Sex and Skin: Teen makeout sessions with light petting.

Our Take: Janiak shows some vision here, clearly enjoying deploying a vivid red-blue-purple color palette and maintaining a not-all-that-serious tone by keeping at least one tongue in one cheek. But otherwise, Fear Street Part One is underwhelming and overplotted, a story in which kids of various degrees of angst-riddenness suss out clues about an ancient witch-entity that’s haunting Shadyside (yawn). Since the movie so obviously wants to be an homage to scary-murder movies from three or four decades ago, one feels compelled to document the kills: There’s a decent gory-as-hell sequence of head-first slaughter deep in the third act, but the rest are rote stabbings and shootings. I say yawn.

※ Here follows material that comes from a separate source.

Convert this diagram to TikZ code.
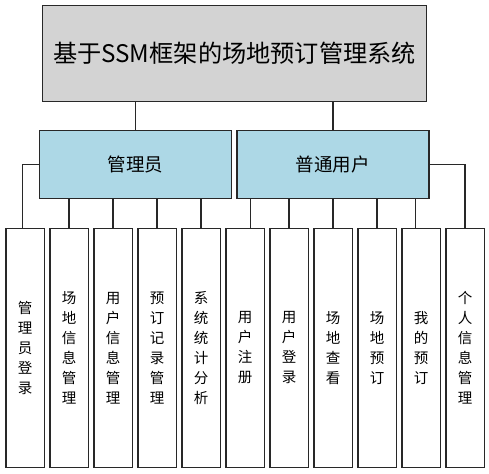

The movie’s laden with drawn-out scenes, blah one-and-a-half-note characters, moth-eaten jump scares and enough white-hot referential pop-culture bric-a-brac to melt a million millennials. Seriously, the generational-reminiscence thing seems out of control in the wake of Stranger Things, which tries SO HARD to turn Gen Xers like myself into Members Only fetishists, and I can only wonder, is this how my parents felt about Happy Days? Fear Street seems to believe tossing in a line of dialogue about exorbitant AOL fees is an adequate replacement for actual wit, and friends, I am here to adamantly argue that it is absolutely f—ing not.

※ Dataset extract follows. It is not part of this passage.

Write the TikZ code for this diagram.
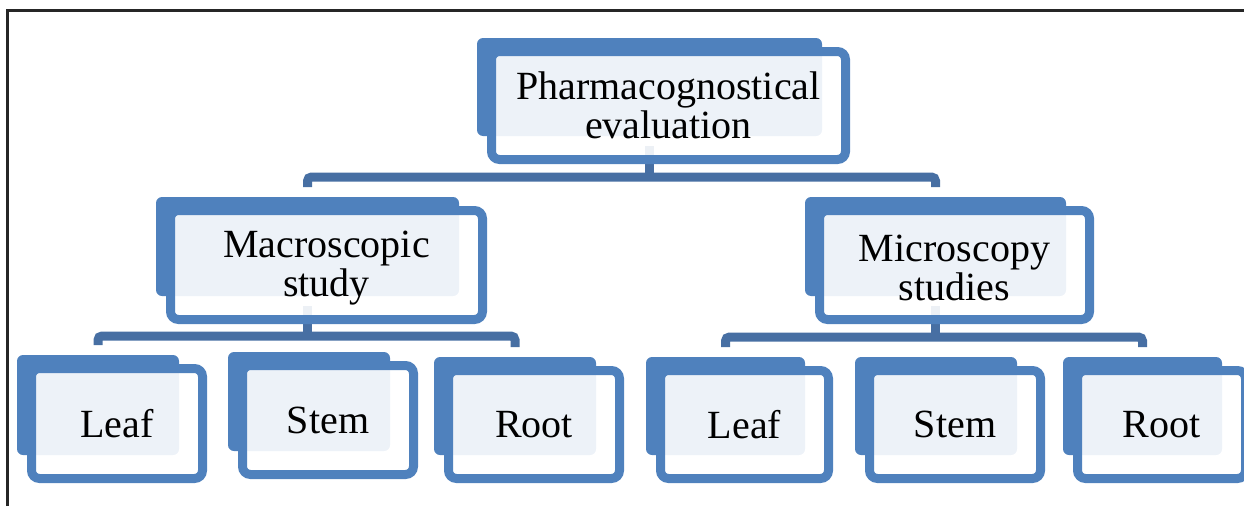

No, the brain-zone that yearns for an earnest laugh will go untickled by this movie, which struggles to find any sense of comic timing or narrative pacing. Also odd is how it exploits an overall Stine-ishness in order to appeal to younger audiences, yet is as unabashedly gory and violent as any ’80s midnight slasher flick. It’s as if Janiak knows damn well that it’s astronomically easier for 12-year-olds to watch R-rated movies on Netflix than it was to buy a ticket for Gorillas in the Mist then sneak across the hall to see Pumpkinhead. Whatever happened to clearly delineating the line that underaged viewers will inevitably cross with delinquent glee? This movie’s not even playing the game, people. It’s not even playing the game.

Our Call: SKIP IT, and hope that 1978 is tighter and funnier.